Trump has also been the beneficiary of a post-convention bump in the polls; this is entirely predictable — it has happened every four years like clockwork for at least half a century — but it has nonetheless caused mainstream liberals to have a meltdown and double the rate of their “vote for Hillary Clinton or American descends into a nightmare morass of fascism and lunacy” warnings, which were already coming so fast they buried the needle. The argument is less convincing every time one hears it, and, accompanied as it is by a great deal of respectable cluckings at the Sanders supporters who had the nerve to ruin everyone’s good time by making unpleasant noises while the rich people were trying to talk, it can’t help but remind careful listeners of a long-departed American’s warnings about the tranquilizing drug of gradualism.

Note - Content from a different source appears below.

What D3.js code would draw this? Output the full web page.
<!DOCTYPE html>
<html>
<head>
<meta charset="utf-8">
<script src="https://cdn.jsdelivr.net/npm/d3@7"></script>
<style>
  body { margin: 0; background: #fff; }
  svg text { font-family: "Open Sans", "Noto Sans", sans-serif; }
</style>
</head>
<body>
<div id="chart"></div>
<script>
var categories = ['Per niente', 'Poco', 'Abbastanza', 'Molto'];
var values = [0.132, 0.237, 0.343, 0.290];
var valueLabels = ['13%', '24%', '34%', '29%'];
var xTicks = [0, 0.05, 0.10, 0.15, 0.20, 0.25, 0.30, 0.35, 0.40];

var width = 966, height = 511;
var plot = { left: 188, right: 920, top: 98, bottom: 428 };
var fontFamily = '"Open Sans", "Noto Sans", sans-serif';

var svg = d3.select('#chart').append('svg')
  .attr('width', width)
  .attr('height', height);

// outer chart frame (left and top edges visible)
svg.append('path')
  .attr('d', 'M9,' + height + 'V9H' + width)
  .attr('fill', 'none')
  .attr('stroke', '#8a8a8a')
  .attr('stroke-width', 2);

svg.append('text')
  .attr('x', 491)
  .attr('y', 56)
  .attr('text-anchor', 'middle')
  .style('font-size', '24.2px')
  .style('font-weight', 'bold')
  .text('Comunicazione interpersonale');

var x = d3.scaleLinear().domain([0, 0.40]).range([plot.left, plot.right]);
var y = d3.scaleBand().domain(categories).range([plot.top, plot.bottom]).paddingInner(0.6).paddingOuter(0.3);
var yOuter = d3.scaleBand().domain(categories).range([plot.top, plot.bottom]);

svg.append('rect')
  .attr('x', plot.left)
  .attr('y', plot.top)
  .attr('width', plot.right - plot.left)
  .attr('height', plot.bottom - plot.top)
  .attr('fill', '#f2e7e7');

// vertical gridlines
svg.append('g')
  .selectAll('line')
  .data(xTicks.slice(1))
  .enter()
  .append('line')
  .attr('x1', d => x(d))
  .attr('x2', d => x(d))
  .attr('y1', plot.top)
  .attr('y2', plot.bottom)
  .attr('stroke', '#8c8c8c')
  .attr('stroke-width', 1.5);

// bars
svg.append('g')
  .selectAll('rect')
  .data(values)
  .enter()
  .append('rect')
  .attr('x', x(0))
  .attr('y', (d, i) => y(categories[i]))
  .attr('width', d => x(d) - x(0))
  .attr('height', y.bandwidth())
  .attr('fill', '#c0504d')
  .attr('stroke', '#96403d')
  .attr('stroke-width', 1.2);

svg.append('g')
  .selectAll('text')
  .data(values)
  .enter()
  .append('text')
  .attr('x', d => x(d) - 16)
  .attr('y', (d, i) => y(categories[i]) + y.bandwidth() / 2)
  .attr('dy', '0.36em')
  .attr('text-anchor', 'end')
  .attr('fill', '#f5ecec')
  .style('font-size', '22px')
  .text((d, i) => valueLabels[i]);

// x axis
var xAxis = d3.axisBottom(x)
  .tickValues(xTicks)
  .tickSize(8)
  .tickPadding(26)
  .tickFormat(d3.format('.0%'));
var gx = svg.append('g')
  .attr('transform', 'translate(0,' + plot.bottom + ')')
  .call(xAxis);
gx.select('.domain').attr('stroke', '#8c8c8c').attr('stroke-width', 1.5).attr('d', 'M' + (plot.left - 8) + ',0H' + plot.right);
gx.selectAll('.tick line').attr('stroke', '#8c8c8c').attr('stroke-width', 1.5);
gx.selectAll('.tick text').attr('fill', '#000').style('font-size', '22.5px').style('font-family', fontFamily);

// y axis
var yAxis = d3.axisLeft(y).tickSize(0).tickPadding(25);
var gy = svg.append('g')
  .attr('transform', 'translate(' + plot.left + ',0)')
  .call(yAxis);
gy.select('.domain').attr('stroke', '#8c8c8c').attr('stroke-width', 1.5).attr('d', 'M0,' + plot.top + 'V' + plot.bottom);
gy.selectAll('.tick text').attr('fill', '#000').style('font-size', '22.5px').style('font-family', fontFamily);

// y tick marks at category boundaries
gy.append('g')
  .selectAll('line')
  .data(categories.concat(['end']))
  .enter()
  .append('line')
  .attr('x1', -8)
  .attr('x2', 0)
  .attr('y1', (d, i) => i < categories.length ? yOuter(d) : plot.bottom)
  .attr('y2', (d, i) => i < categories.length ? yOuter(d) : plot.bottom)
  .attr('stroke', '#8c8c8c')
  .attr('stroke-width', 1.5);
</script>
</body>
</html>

If Trump, who is still less Hitler with a bad toupée than he is Berlusconi with less charisma, truly represents a critical moment in American history, it is not that he would be the worst president we ever had. In fact, he’s not even worse than the last president we had; George W. Bush and his pointless war in Iraq, as well as his utter inaction on the factors that led to the 2008 economic collapse, may still prove to be the man who presided over America’s demise. But the press craves fresh narratives, and remember what a complete disaster Bush was won’t help the story that Trump is an entirely new kind of evil. What he actually represents is the point at which the Democrats get to stop trying. Since Trump is such an apparent worst-case scenario, and will continue to be until he loses in November and is replaced four years hence by an even more unthinkable candidate, the opposition doesn’t even really have to run on an actual platform of ideas anymore. All they have to do is wait and see what human hairball the G.O.P. will cough up next, and point it and say “Pretty bad, eh? We’ll expect you to go blue at the polls again this year, thanks heaps.”

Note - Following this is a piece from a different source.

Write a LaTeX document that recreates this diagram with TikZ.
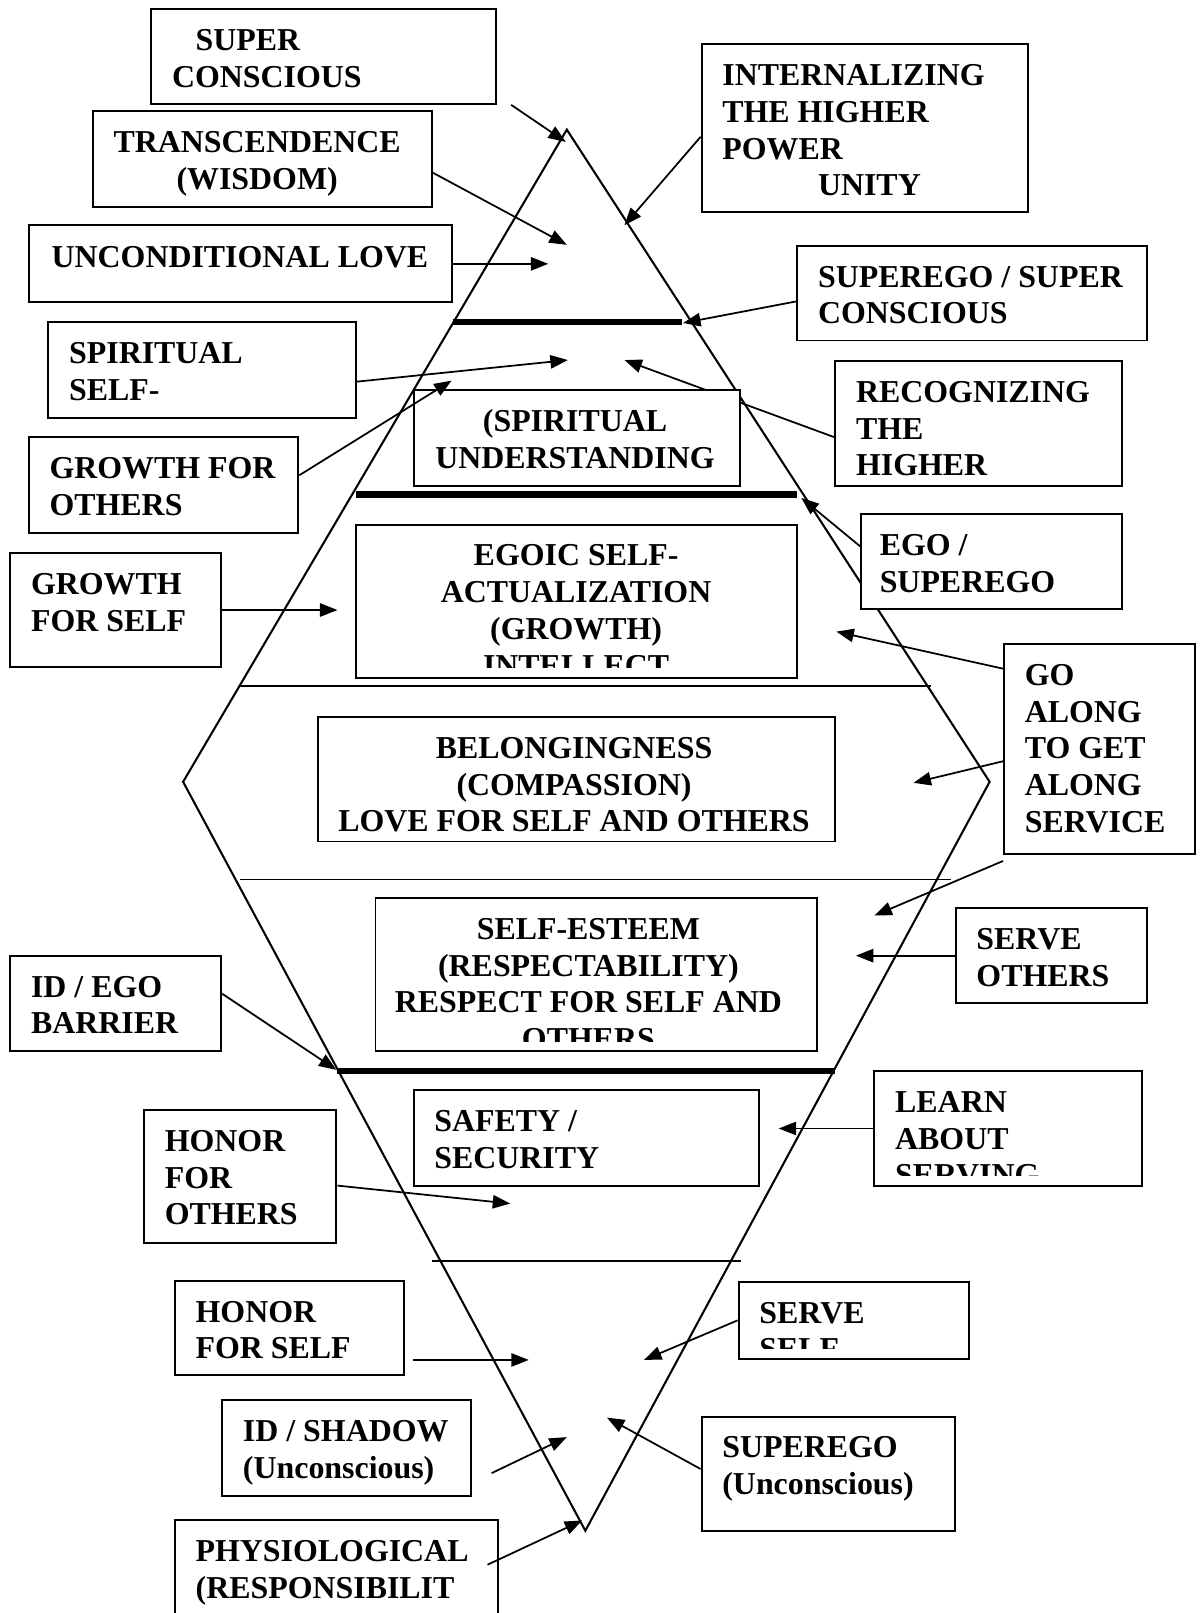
\documentclass[tikz,border=0pt]{standalone}
\usepackage{fontspec}
\setmainfont{Liberation Serif}
\usetikzlibrary{arrows.meta,fit}
\newcommand\dgfont{\fontsize{31pt}{35.75pt}\selectfont\bfseries}
\newcommand\firstl{\rule{0pt}{25pt}}
\begin{document}
\begin{tikzpicture}[x=1pt,y=1pt,
  bx/.style={draw,line width=1.9pt,fill=white,inner sep=0pt},
  lt/.style={font=\dgfont,align=left,inner sep=0pt,anchor=north west},
  ct/.style={font=\dgfont,align=center,inner sep=0pt,anchor=north},
  arr/.style={line width=1.7pt,-{Triangle[length=17pt,width=13pt]}},
  thick bar/.style={line width=6.5pt},
  thin bar/.style={line width=1.7pt}]
\useasboundingbox (0,0) rectangle (1168,-1568);
\clip (0,0) rectangle (1168,-1568);

% pyramid outline and level lines
\draw[line width=2pt] (551,-126) -- (178,-760) -- (569,-1488) -- (962,-760) -- cycle;
\draw[thick bar] (440,-313) -- (663,-313);
\draw[thick bar] (346,-481) -- (775,-481);
\draw[thin bar] (233,-667) -- (905,-667);
\draw[thin bar] (233,-855) -- (924,-855);
\draw[thick bar] (328,-1041) -- (812,-1041);
\draw[thin bar] (420,-1226) -- (720,-1226);

% arrow tips
\coordinate (p1) at (550,-138);
\coordinate (p2) at (551,-238);
\coordinate (p3) at (533,-256.5);
\coordinate (p4) at (607,-219);
\coordinate (p5) at (664,-314);
\coordinate (p6) at (552,-350);
\coordinate (p7) at (439,-370);
\coordinate (p8) at (607,-350);
\coordinate (p9) at (779,-484);
\coordinate (p10) at (328,-593);
\coordinate (p11) at (813,-614);
\coordinate (p12) at (888,-761);
\coordinate (p13) at (850,-890);
\coordinate (p14) at (832,-929);
\coordinate (p15) at (327,-1040);
\coordinate (p16) at (757,-1097);
\coordinate (p17) at (496,-1170);
\coordinate (p18) at (514,-1322);
\coordinate (p19) at (626,-1322);
\coordinate (p20) at (551,-1397);
\coordinate (p21) at (590,-1378);
\coordinate (p22) at (566,-1478);

% side boxes
\node[bx,fit={(147,-9)(482,-101)}] (sc) {};
\node[lt] (scT) at (167,-24) {\firstl\hspace*{23pt}SUPER\\CONSCIOUS};
\node[bx,fit={(90,-108)(420,-201)}] (tr) {};
\node[ct] (trT) at (250,-123) {\firstl TRANSCENDENCE\\(WISDOM)};
\node[bx,fit={(28,-219)(439,-294)}] (ul) {};
\node[lt] (ulT) at (50,-235) {\firstl UNCONDITIONAL LOVE};
\node[bx,fit={(47,-313)(346,-406)}] (ss) {};
\node[lt] (ssT) at (67,-328) {\firstl SPIRITUAL\\SELF-};
\node[bx,fit={(28,-425)(290,-518)}] (gfo) {};
\node[lt] (gfoT) at (48,-440) {\firstl GROWTH FOR\\OTHERS};
\node[bx,fit={(10,-538)(215,-648)}] (gfs) {};
\node[lt] (gfsT) at (30,-553) {\firstl GROWTH\\FOR SELF};
\node[bx,fit={(10,-929)(215,-1022)}] (ide) {};
\node[lt] (ideT) at (30,-944) {\firstl ID / EGO\\BARRIER};
\node[bx,fit={(140,-1079)(327,-1208)}] (hfo) {};
\node[lt] (hfoT) at (160,-1094) {\firstl HONOR\\FOR\\OTHERS};
\node[bx,fit={(170,-1245)(393,-1337)}] (hfs) {};
\node[lt] (hfsT) at (190,-1260) {\firstl HONOR\\FOR SELF};
\node[bx,fit={(216,-1361)(458,-1454)}] (ids) {};
\node[lt] (idsT) at (236,-1376) {\firstl ID / SHADOW\\(Unconscious)};
\node[bx,fit={(170,-1478)(484,-1600)}] (phy) {};
\node[lt] (phyT) at (190,-1493) {\firstl PHYSIOLOGICAL\\(RESPONSIBILIT};

\node[bx,fit={(682,-43)(999,-206)}] (int) {};
\node[lt] (intT) at (702,-58) {\firstl INTERNALIZING\\THE HIGHER\\POWER\\\hspace*{93pt}UNITY};
\node[bx,fit={(775,-239)(1115,-331)}] (sesc) {};
\node[lt] (sescT) at (795,-254) {\firstl SUPEREGO / SUPER\\CONSCIOUS};
\node[bx,fit={(812,-351)(1091,-472)}] (rec) {};
\node[lt] (recT) at (832,-366) {\firstl RECOGNIZING\\THE\\HIGHER};
\node[bx,fit={(837,-500)(1091,-592)}] (egs) {};
\node[lt] (egsT) at (855,-515) {\firstl EGO /\\SUPEREGO};
\node[bx,fit={(976,-626)(1162,-830)}] (go) {};
\node[lt] (goT) at (996,-641) {\firstl GO\\ALONG\\TO GET\\ALONG\\SERVICE};
\node[bx,fit={(929,-883)(1115,-975)}] (so) {};
\node[lt] (soT) at (949,-898) {\firstl SERVE\\OTHERS};
\node[bx,fit={(850,-1041)(1110,-1153)}] (las) {};
\begin{scope}
\clip (las.north west) rectangle ([yshift=11pt]las.south east);
\node[lt] (lasT) at (870,-1056) {\firstl LEARN\\ABOUT\\SERVING};
\end{scope}
\node[bx,fit={(718,-1246)(942,-1321)}] (sse) {};
\begin{scope}
\clip (sse.north west) rectangle ([yshift=11pt]sse.south east);
\node[lt] (sseT) at (738,-1261) {\firstl SERVE\\SELF};
\end{scope}
\node[bx,fit={(682,-1377)(928,-1488)}] (seu) {};
\node[lt] (seuT) at (702,-1392) {\firstl SUPEREGO\\(Unconscious)};

% arrow hidden behind the spiritual understanding box
\draw[arr] ([yshift=-13.5pt]rec.west) -- (p8);

% centre boxes
\node[bx,fit={(402,-379)(719,-472)}] (spu) {};
\node[ct] (spuT) at (559,-394) {\firstl (SPIRITUAL\\UNDERSTANDING};
\node[bx,fit={(346,-510)(775,-659)}] (ego) {};
\begin{scope}
\clip (ego.north west) rectangle ([yshift=11pt]ego.south east);
\node[ct] (egoT) at (560,-525) {\firstl EGOIC SELF-\\ACTUALIZATION\\(GROWTH)\\INTELLECT};
\end{scope}
\node[bx,fit={(309,-697)(812,-818)}] (bel) {};
\node[ct] (belT) at (558,-712) {\firstl BELONGINGNESS\\(COMPASSION)\\LOVE FOR SELF AND OTHERS};
\node[bx,fit={(365,-873)(794,-1022)}] (se) {};
\begin{scope}
\clip (se.north west) rectangle ([yshift=11pt]se.south east);
\node[ct] (seT) at (572,-888) {\firstl SELF-ESTEEM\\(RESPECTABILITY)\\RESPECT FOR SELF AND\\OTHERS};
\end{scope}
\node[bx,fit={(402,-1060)(738,-1153)}] (saf) {};
\node[lt] (safT) at (422,-1075) {\firstl SAFETY /\\SECURITY};

% arrows
\draw[arr] ([xshift=14pt]sc.south east) -- (p1);
\draw[arr] ([yshift=-13.5pt]tr.east) -- (p2);
\draw[arr] (ul.east) -- (p3);
\draw[arr] ([yshift=-8.5pt]int.west) -- (p4);
\draw[arr] ([yshift=-8pt]sesc.west) -- (p5);
\draw[arr] ([yshift=-11.5pt]ss.east) -- (p6);
\draw[arr] ([yshift=9.5pt]gfo.east) -- (p7);
\draw[arr] ([yshift=15pt]egs.west) -- (p9);
\draw[arr] (gfs.east) -- (p10);
\draw[arr] ([yshift=78pt]go.west) -- (p11);
\draw[arr] ([yshift=-12pt]go.west) -- (p12);
\draw[arr] ([yshift=-6pt]go.south west) -- (p13);
\draw[arr] (so.west) -- (p14);
\draw[arr] ([yshift=9.5pt]ide.east) -- (p15);
\draw[arr] (las.west) -- (p16);
\draw[arr] ([yshift=-9pt]hfo.east) -- (p17);
\draw[arr] ([xshift=8pt,yshift=-31pt]hfs.east) -- (p18);
\draw[arr] (sse.west) -- (p19);
\draw[arr] ([xshift=19pt,yshift=-24.5pt]ids.east) -- (p20);
\draw[arr] ([yshift=4.5pt]seu.west) -- (p21);
\draw[arr] ([xshift=-11pt,yshift=-44pt]phy.north east) -- (p22);
\end{tikzpicture}
\end{document}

It’s not really a new story; the Democrats have been plying it for a good 20 years now. But it’s reached the level of normality now, the point at which the liberal party doesn’t even have to pretend to care about the left in order to win elections. Politics has become entertainment — the nerds have won, and Game of Thrones comparisons are the new version of having read The Twelve Caesars — and governance has become patronage, with the right people being given the right jobs for having the right opinions and nobody possessing the righteous fear of crossing the will of the people. Even now, with Bernie Sanders defeated and a Republican worth $40 billion being featured as a speaker at the Democratic National Convention, there is still a loud and vocal element who insists that the leftists who rallied behind Sanders be punished and humiliated for their recalcitrance. The true crime is not war or corruption or betraying the masses for favors from the billionaire lobby; it is not doing as you are told.

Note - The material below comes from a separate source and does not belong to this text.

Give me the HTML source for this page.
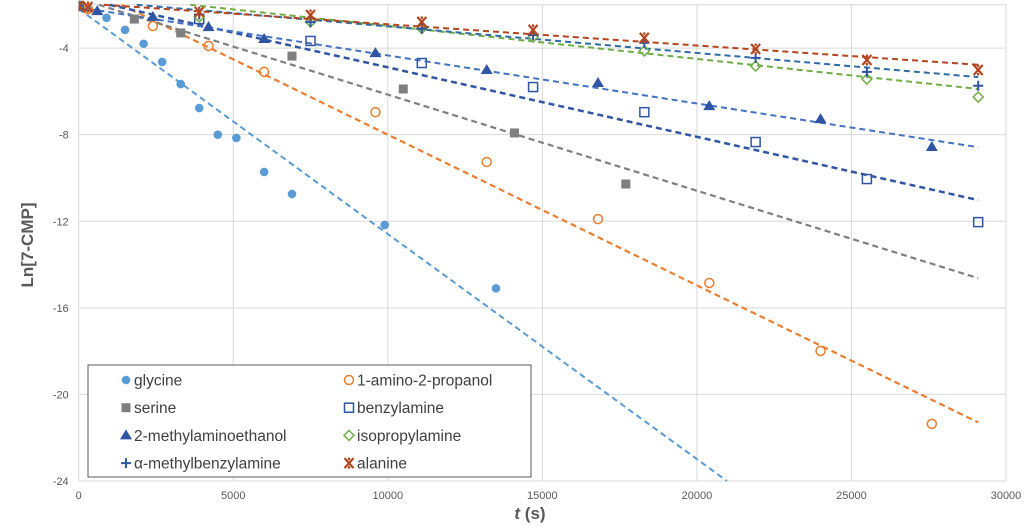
<!DOCTYPE html>
<html><head><meta charset="utf-8"><style>
html,body{margin:0;padding:0;background:#fff;overflow:hidden;width:1024px;height:527px;}
svg{display:block;font-family:"Liberation Sans",sans-serif;overflow:hidden;}
</style></head><body>
<svg id="chart" width="1024" height="527"></svg>
<script>
const xTicks=[0,5000,10000,15000,20000,25000,30000];
const yTicks=[-4,-8,-12,-16,-20,-24];
const seriesNames=["glycine","1-amino-2-propanol","serine","benzylamine","2-methylaminoethanol","isopropylamine","α-methylbenzylamine","alanine"];
const glyT=[0,300,900,1500,2100,2700,3300,3900,4500,5100,6000,6900,9900,13500];
const glyV=[-2.05,-2.15,-2.6,-3.16,-3.8,-4.64,-5.66,-6.77,-8.0,-8.15,-9.72,-10.74,-12.17,-15.1];
const ampT=[0,300,2400,4200,6000,9600,13200,16800,20400,24000,27600];
const ampV=[-2.05,-2.2,-2.98,-3.9,-5.1,-6.96,-9.26,-11.9,-14.85,-17.99,-21.36];
const serT=[0,1800,3300,6900,10500,14100,17700];
const serV=[-2.05,-2.66,-3.3,-4.37,-5.89,-7.92,-10.28];
const benT=[0,3900,7500,11100,14700,18300,21900,25500,29100];
const benV=[-2.05,-2.66,-3.67,-4.69,-5.8,-6.96,-8.34,-10.05,-12.04];
const maeT=[0,600,2400,4200,6000,9600,13200,16800,20400,24000,27600];
const maeV=[-2.05,-2.29,-2.56,-3.03,-3.58,-4.23,-5.01,-5.61,-6.68,-7.28,-8.57];
const ipaT=[0,3900,7500,11100,14700,18300,21900,25500,29100];
const ipaV=[-2.05,-2.56,-2.79,-3.1,-3.49,-4.13,-4.83,-5.43,-6.26];
const mbaT=[0,3900,7500,11100,14700,18300,21900,25500,29100];
const mbaV=[-2.05,-2.45,-2.8,-3.1,-3.4,-3.76,-4.45,-5.1,-5.74];
const alaT=[0,300,3900,7500,11100,14700,18300,21900,25500,29100];
const alaV=[-2.05,-2.1,-2.33,-2.47,-2.79,-3.16,-3.53,-4.04,-4.55,-5.01];
const trendSlope=[-1.04e-3,-6.96e-4,-4.44e-4,-3.21e-4,-2.22e-4,-1.525e-4,-1.227e-4,-9.8e-5];
const trendIntercept=[-2.19,-1.04,-1.71,-1.68,-2.12,-1.45,-1.77,-1.92];

const L=78.7,R=1006,T=4.8,B=481;
const X=t=>L+(t/30000)*(R-L);
const Y=v=>T+((-2-v)/22)*(B-T);
const NS="http://www.w3.org/2000/svg";
const svg=document.getElementById('chart');
function mk(tag,at,parent){const e=document.createElementNS(NS,tag);for(const k in at)e.setAttribute(k,at[k]);(parent||svg).appendChild(e);return e;}

const grid=mk('g',{});


yTicks.forEach(v=>{
  mk('line',{x1:L,x2:R,y1:Y(v),y2:Y(v),stroke:'#d9d9d9','stroke-width':1},grid);
  const t=mk('text',{x:L-10,y:Y(v)+4,'text-anchor':'end','font-size':11,fill:'#595959'});
  t.textContent=v;
  
  
});
xTicks.forEach(v=>{
  mk('line',{x1:X(v),x2:X(v),y1:T,y2:B,stroke:'#d9d9d9','stroke-width':1},grid);
  const t=mk('text',{x:X(v),y:B+18,'text-anchor':'middle','font-size':11,fill:'#595959'});
  t.textContent=v;
  
  
});
mk('line',{x1:L,x2:R,y1:T,y2:T,stroke:'#d9d9d9'},grid);

const colors=['#5b9bd5','#ed7d31','#7f7f7f','#2f55a4','#2f55a4','#70ad47','#2f55a4','#b4451f'];
const lineColors=['#5b9bd5','#ed7d31','#7f7f7f','#2f55a4','#4472c4','#70ad47','#2f6ba4','#b4451f'];
const lineW=[2,2.2,2.2,2.5,2,2,2,2];
const data=[[glyT,glyV],[ampT,ampV],[serT,serV],[benT,benV],[maeT,maeV],[ipaT,ipaV],[mbaT,mbaV],[alaT,alaV]];

const clip=mk('clipPath',{id:'pc'});mk('rect',{x:L,y:T-4,width:R-L,height:B-T+4},clip);

function marker(i,x,y,g){
  const c=colors[i];
  if(i===0) return mk('circle',{cx:x,cy:y,r:4.3,fill:c},g);
  if(i===1) return mk('circle',{cx:x,cy:y,r:4.5,fill:'none',stroke:c,'stroke-width':1.5},g);
  if(i===2) return mk('rect',{x:x-4.5,y:y-4.5,width:9,height:9,fill:c},g);
  if(i===3) return mk('rect',{x:x-4.5,y:y-4.5,width:9,height:9,fill:'none',stroke:c,'stroke-width':1.5},g);
  if(i===4) return mk('polygon',{points:`${x},${y-6} ${x+6},${y+4} ${x-6},${y+4}`,fill:c},g);
  if(i===5) return mk('polygon',{points:`${x},${y-5} ${x+5},${y} ${x},${y+5} ${x-5},${y}`,fill:'none',stroke:c,'stroke-width':1.5},g);
  if(i===6) return mk('path',{d:`M${x-5} ${y}H${x+5}M${x} ${y-5}V${y+5}`,stroke:c,'stroke-width':2},g);
  return mk('path',{d:`M${x-4.5} ${y-5}L${x+4.5} ${y+5}M${x+4.5} ${y-5}L${x-4.5} ${y+5}M${x} ${y-5.5}V${y-3}M${x} ${y+3}V${y+5.5}`,stroke:c,'stroke-width':2.2},g);
}

for(let i=0;i<8;i++){
  let tEnd=29100;
  const tBottom=(-24-trendIntercept[i])/trendSlope[i];
  if(tBottom<tEnd) tEnd=tBottom;
  let tStart=0;
  const tTop=(-2-trendIntercept[i])/trendSlope[i];
  if(tTop>0) tStart=tTop;
  const ln=mk('line',{x1:X(tStart),y1:Y(trendIntercept[i]+trendSlope[i]*tStart),x2:X(tEnd),y2:Y(trendIntercept[i]+trendSlope[i]*tEnd),stroke:lineColors[i],'stroke-width':lineW[i],'stroke-dasharray':'6,4'});
  
  
}
for(let i=0;i<8;i++){
  const g=mk('g',{'clip-path':'url(#pc)'});
  
  
  const [ts,vs]=data[i];
  ts.forEach((t,k)=>{const m=marker(i,X(t),Y(vs[k]),g);
    
    });
}
mk('line',{x1:R,x2:R,y1:T,y2:B,stroke:'#d9d9d9'});

const lg=mk('g',{});


mk('rect',{x:88,y:365,width:443,height:112,fill:'#fff',stroke:'#595959','stroke-width':1},lg);
for(let i=0;i<8;i++){
  const col=i%2,row=Math.floor(i/2);
  const mx=col?349:126, my=380+row*27.7;
  const e=mk('g',{},lg);
  
  
  marker(i,mx,my,e);
  const t=mk('text',{x:mx+8,y:my+5.5,'font-size':15.5,fill:'#404040'},e);
  t.textContent=seriesNames[i];
}
const yt=mk('text',{x:0,y:0,transform:'translate(33,245) rotate(-90)','text-anchor':'middle','font-size':17,'font-weight':'bold',fill:'#595959'});
yt.textContent='Ln[7-CMP]';


const xt=mk('text',{x:530,y:519,'text-anchor':'middle','font-size':17,'font-weight':'bold',fill:'#595959'});
xt.innerHTML='<tspan font-style="italic">t</tspan> (s)';


</script>
</body></html>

Anyone who thinks that the Clinton campaign will move further to the left is likely engaged in some serious wishful thinking, or is outright delusional. She barely budged in the face of the biggest intra-party skirmish in modern history, and she’s unlikely to start listening to her critics now that threat has been vanquished. Now is the time for purges, for payback, for remembering who didn’t toe the line; and even now, the newspaper pundits we were called crazy only a week ago for suggesting might be getting their talking points from Democratic HQ are drawing up indictments of Sanders as the new Ross Perot, the new Ralph Nader, the new Emmanuel Goldstein. It seems distinctly odd to pretend that the resentments and suspicions and mistreatments and distrust that propelled Sanders to national prominence didn’t exist before he started articulating them, or that they’re going to go away now that he’s lost the nomination, but that’s been the argument from more than one Beltway insider. Hell, why not just call him the new Leon Trotsky? It’s a more apt analogy and at least it’s got some pride in it.
Why does the left stand in the way of true progress?, they will ask, as the old union stalwarts who fought for every workplace right we have wonder where their pensions went. Why is the left so hostile to minorities?, they will ask, as the Jews and women and blacks who fought at the vanguard for every civil rights cause in history wait their turn to be forgotten. Why is the left so willing to risk the rise of fascism?, they will ask, as the bodies of American socialists who gave their lives to defend the working class of Spain, the bodies of German communists who fought the Nazis when no one else would, and the bodies of Russian Soviets who put an iron wall of humanity in the path of Adolf Hitler, lie moldering in the ground. It’s their game now, at least as they reckon it, and they’ve earned the right to ask. We’ll answer as best we can, waiting for four years from now, when we’ll have some questions of our own.